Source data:
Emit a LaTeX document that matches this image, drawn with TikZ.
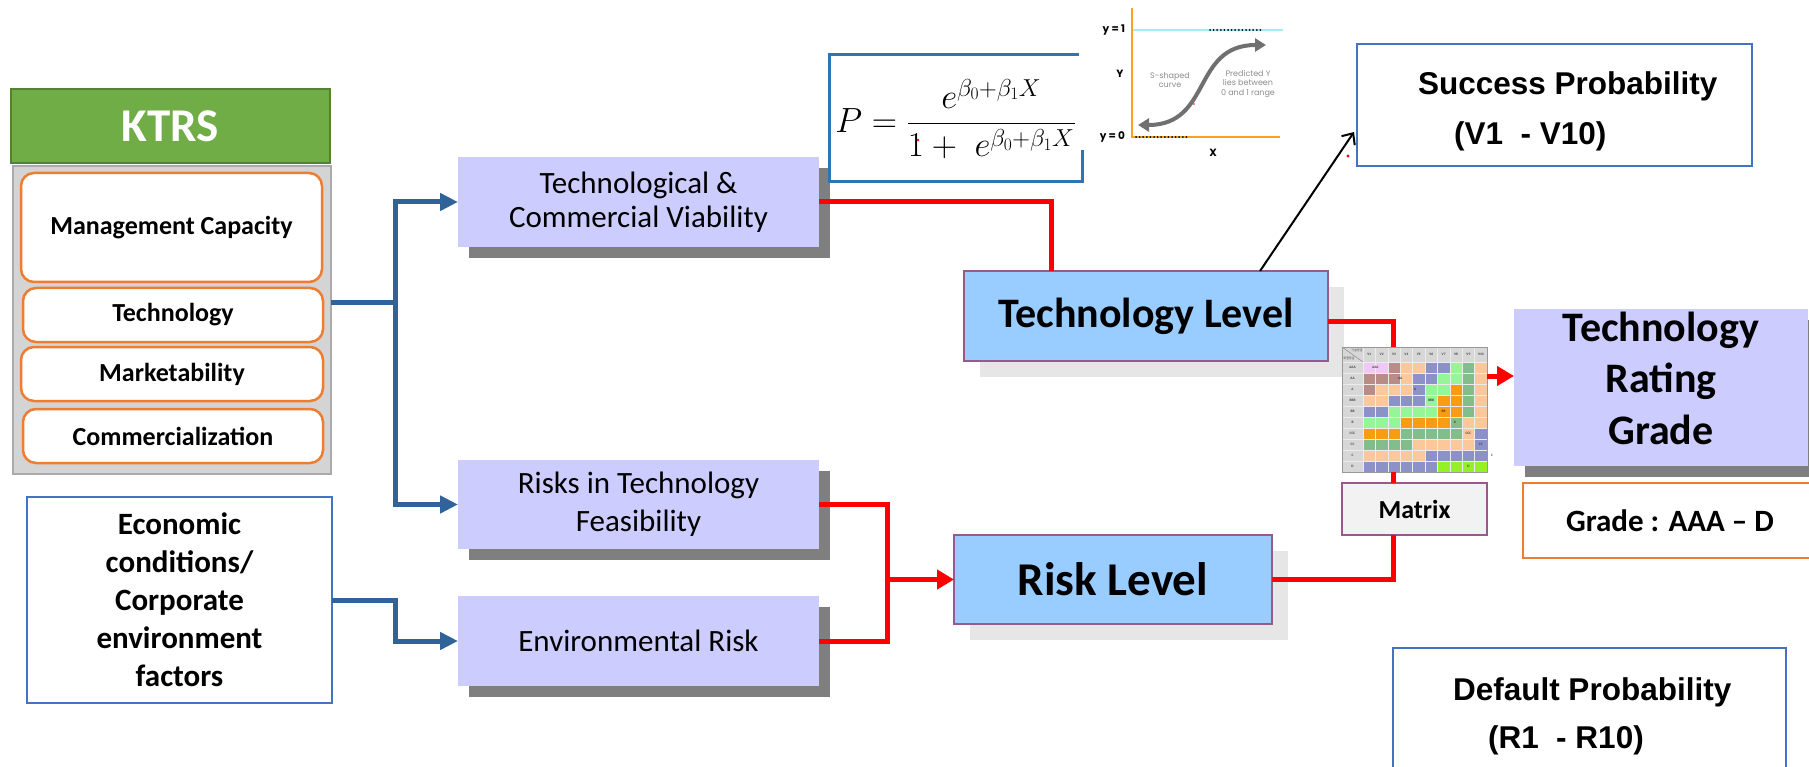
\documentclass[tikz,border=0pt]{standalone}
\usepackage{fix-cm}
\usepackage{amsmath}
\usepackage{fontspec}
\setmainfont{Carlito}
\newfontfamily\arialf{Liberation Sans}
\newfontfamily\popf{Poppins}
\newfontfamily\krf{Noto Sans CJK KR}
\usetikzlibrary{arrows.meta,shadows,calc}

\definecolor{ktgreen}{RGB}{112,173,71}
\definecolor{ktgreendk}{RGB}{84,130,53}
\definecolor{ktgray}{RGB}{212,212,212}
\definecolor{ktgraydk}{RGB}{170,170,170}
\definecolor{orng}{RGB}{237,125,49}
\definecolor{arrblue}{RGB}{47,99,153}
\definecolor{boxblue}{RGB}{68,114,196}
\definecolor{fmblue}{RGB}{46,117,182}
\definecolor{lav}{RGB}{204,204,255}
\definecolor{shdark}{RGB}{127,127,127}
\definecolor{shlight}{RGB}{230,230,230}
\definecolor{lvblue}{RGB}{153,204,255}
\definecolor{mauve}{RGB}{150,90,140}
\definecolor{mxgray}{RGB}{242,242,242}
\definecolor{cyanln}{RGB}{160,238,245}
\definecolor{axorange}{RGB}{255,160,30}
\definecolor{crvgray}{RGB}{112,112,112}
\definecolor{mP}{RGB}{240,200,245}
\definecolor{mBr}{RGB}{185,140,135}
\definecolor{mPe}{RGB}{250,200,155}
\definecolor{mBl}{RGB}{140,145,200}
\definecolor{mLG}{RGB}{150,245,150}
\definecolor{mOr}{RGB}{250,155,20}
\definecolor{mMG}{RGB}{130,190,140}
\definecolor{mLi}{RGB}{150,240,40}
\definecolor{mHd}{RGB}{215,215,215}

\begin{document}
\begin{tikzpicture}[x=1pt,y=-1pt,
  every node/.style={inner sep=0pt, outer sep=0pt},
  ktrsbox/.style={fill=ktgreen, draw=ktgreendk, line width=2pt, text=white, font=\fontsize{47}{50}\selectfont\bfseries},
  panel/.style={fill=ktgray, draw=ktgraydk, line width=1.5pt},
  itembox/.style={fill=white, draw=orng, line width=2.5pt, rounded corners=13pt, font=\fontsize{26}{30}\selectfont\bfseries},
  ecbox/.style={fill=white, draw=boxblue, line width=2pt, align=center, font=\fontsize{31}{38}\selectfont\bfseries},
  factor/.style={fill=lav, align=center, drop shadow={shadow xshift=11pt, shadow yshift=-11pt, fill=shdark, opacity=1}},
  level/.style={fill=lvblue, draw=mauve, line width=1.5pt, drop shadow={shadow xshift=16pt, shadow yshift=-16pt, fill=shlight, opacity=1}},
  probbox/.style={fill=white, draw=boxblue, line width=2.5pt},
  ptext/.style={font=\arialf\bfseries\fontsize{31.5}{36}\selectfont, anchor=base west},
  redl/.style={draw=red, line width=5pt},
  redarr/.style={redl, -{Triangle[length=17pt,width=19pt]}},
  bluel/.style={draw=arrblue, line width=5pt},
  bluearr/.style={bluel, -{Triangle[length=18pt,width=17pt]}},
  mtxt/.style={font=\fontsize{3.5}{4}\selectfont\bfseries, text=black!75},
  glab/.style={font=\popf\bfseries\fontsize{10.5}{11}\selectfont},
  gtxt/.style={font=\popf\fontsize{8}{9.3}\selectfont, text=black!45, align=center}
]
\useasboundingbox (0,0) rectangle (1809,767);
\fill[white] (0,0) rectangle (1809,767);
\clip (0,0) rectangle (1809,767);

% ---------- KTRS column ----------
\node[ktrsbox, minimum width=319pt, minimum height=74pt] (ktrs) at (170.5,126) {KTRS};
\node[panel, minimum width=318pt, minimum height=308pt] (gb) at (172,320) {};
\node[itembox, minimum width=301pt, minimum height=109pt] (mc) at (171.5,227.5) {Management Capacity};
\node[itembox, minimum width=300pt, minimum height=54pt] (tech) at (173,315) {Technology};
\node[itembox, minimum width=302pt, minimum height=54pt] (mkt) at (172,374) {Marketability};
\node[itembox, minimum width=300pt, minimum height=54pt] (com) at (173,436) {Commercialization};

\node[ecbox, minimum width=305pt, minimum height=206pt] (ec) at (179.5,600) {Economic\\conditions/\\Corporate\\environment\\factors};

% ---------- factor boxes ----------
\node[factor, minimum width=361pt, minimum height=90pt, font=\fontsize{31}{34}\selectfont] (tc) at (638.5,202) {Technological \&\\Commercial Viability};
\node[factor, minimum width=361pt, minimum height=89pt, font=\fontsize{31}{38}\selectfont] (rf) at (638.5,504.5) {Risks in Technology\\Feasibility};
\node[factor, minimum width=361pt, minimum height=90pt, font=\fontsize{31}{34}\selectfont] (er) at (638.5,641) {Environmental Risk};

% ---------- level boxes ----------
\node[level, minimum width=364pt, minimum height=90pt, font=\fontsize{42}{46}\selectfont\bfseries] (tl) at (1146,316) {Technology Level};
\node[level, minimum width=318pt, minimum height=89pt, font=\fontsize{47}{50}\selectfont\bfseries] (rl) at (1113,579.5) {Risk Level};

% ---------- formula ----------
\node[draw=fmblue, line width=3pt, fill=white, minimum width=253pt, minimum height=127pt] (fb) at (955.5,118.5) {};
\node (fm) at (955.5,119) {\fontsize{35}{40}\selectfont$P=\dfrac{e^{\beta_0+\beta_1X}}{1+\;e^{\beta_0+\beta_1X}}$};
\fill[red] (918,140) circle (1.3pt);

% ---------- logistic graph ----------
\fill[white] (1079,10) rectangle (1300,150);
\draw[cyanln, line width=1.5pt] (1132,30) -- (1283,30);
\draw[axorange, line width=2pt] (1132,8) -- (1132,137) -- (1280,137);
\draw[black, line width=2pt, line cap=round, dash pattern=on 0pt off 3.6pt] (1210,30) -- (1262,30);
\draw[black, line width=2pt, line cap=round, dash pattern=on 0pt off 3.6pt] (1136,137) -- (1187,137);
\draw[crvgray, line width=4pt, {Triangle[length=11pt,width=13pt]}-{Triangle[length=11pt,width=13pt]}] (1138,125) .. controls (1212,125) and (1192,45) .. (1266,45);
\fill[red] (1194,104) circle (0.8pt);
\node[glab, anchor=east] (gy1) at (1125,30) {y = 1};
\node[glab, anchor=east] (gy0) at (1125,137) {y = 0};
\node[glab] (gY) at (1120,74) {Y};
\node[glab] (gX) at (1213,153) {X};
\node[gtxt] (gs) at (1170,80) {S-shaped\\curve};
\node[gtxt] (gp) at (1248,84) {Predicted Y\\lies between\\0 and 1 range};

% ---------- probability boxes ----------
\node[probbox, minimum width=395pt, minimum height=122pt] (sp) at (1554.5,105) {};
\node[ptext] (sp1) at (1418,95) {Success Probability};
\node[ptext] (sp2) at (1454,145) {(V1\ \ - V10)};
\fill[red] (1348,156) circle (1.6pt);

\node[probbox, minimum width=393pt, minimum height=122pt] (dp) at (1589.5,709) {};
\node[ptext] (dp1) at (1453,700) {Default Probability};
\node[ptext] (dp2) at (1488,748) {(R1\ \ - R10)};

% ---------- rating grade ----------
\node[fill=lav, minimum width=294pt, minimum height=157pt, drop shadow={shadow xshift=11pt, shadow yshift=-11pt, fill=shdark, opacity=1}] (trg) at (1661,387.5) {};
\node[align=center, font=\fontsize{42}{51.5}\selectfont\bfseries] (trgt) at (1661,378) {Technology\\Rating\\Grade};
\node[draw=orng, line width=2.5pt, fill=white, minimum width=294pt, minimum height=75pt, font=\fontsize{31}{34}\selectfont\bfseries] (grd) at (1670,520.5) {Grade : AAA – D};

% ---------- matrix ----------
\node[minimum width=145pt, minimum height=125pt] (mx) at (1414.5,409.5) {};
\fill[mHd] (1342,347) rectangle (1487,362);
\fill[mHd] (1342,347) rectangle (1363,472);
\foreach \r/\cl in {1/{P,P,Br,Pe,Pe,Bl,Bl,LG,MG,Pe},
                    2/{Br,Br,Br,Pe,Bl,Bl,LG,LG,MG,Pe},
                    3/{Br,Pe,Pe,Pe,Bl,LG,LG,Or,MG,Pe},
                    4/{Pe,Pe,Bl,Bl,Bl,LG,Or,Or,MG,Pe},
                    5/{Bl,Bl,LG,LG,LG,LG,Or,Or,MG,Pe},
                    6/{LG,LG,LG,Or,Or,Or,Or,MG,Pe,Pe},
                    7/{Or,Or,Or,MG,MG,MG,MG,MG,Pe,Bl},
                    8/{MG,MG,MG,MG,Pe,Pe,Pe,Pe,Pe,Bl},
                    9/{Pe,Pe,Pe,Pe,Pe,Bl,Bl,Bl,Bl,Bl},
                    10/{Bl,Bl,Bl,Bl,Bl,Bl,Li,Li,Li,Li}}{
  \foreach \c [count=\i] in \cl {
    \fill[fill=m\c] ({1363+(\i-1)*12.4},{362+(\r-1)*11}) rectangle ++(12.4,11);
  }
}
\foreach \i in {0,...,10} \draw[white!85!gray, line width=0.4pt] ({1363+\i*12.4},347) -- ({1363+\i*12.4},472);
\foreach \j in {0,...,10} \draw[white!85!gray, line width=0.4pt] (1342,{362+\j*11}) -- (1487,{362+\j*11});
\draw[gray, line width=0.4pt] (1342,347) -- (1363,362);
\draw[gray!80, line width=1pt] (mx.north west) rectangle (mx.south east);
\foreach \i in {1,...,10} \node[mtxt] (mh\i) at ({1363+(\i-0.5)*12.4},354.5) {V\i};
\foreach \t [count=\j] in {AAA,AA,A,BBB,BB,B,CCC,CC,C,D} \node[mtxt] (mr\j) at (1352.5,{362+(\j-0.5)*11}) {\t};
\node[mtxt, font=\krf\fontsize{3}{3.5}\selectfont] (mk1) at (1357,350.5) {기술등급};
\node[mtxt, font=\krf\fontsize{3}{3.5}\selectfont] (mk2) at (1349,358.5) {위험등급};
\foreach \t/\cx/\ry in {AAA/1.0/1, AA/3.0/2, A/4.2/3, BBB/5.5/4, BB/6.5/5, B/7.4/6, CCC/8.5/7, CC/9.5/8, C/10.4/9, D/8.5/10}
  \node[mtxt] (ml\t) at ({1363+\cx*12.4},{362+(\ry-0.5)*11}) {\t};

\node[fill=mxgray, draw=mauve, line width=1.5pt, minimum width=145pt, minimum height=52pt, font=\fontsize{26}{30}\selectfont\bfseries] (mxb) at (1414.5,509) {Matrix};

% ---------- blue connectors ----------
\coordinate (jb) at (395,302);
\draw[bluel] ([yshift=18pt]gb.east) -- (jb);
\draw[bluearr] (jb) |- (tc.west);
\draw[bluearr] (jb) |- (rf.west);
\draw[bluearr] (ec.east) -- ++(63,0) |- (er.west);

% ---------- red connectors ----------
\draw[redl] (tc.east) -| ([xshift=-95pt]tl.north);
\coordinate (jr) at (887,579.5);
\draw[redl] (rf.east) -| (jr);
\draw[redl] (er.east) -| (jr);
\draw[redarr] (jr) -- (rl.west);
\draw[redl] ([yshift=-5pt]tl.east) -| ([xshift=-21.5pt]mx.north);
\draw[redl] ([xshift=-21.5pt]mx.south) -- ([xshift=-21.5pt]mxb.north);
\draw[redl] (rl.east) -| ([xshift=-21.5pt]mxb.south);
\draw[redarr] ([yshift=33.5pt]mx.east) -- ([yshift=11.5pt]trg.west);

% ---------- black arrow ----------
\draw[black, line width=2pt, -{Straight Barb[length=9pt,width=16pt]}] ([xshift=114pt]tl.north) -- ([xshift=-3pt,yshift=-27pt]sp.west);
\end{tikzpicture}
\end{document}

...

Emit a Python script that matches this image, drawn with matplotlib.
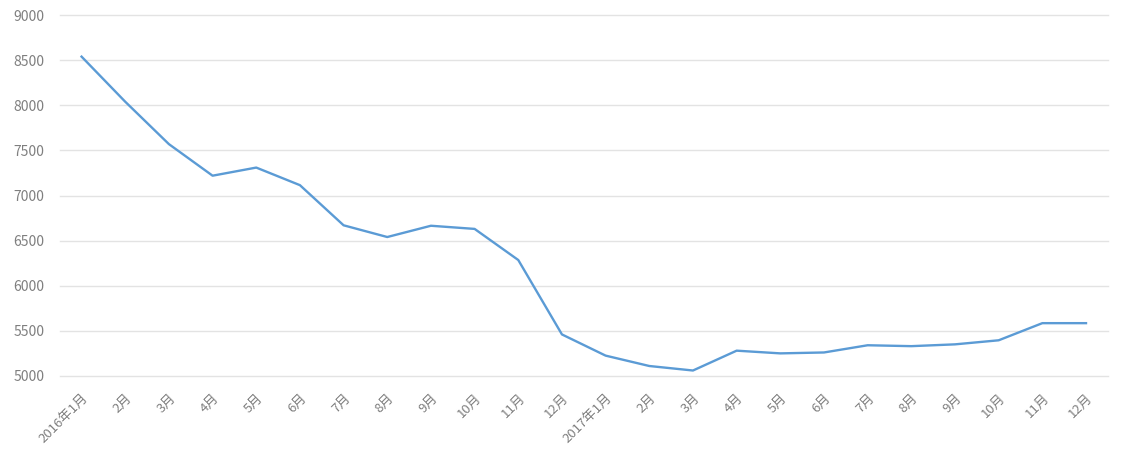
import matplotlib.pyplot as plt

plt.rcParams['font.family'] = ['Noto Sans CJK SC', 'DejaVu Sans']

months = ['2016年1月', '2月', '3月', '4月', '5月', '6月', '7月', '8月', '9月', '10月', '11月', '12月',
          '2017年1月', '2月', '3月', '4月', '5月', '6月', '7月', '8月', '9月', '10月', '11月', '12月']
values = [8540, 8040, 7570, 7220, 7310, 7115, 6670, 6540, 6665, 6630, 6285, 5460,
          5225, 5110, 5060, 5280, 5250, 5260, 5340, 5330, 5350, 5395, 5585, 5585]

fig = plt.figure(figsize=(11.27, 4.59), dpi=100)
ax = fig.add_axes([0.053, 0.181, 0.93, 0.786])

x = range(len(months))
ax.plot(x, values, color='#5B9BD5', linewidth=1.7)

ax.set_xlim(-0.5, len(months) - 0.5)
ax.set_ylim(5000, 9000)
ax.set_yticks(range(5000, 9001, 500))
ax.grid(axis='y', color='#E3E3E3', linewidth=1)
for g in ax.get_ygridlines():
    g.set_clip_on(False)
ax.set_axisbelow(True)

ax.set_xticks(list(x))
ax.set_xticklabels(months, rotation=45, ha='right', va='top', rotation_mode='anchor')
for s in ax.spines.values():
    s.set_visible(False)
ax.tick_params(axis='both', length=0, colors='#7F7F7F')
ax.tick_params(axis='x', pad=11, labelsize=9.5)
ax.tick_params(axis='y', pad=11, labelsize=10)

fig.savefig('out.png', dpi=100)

**TASK BRIEF:**
Starting at the line that contains "Emit a Python" and ending at the line that contains "ax.set_axisbelow(True)", give the lines again exactly. Do not include the pictures.

**ANSWER TO THIS TASK:**
Emit a Python script that matches this image, drawn with matplotlib.
import matplotlib.pyplot as plt

plt.rcParams['font.family'] = ['Noto Sans CJK SC', 'DejaVu Sans']

months = ['2016年1月', '2月', '3月', '4月', '5月', '6月', '7月', '8月', '9月', '10月', '11月', '12月',
          '2017年1月', '2月', '3月', '4月', '5月', '6月', '7月', '8月', '9月', '10月', '11月', '12月']
values = [8540, 8040, 7570, 7220, 7310, 7115, 6670, 6540, 6665, 6630, 6285, 5460,
          5225, 5110, 5060, 5280, 5250, 5260, 5340, 5330, 5350, 5395, 5585, 5585]

fig = plt.figure(figsize=(11.27, 4.59), dpi=100)
ax = fig.add_axes([0.053, 0.181, 0.93, 0.786])

x = range(len(months))
ax.plot(x, values, color='#5B9BD5', linewidth=1.7)

ax.set_xlim(-0.5, len(months) - 0.5)
ax.set_ylim(5000, 9000)
ax.set_yticks(range(5000, 9001, 500))
ax.grid(axis='y', color='#E3E3E3', linewidth=1)
for g in ax.get_ygridlines():
    g.set_clip_on(False)
ax.set_axisbelow(True)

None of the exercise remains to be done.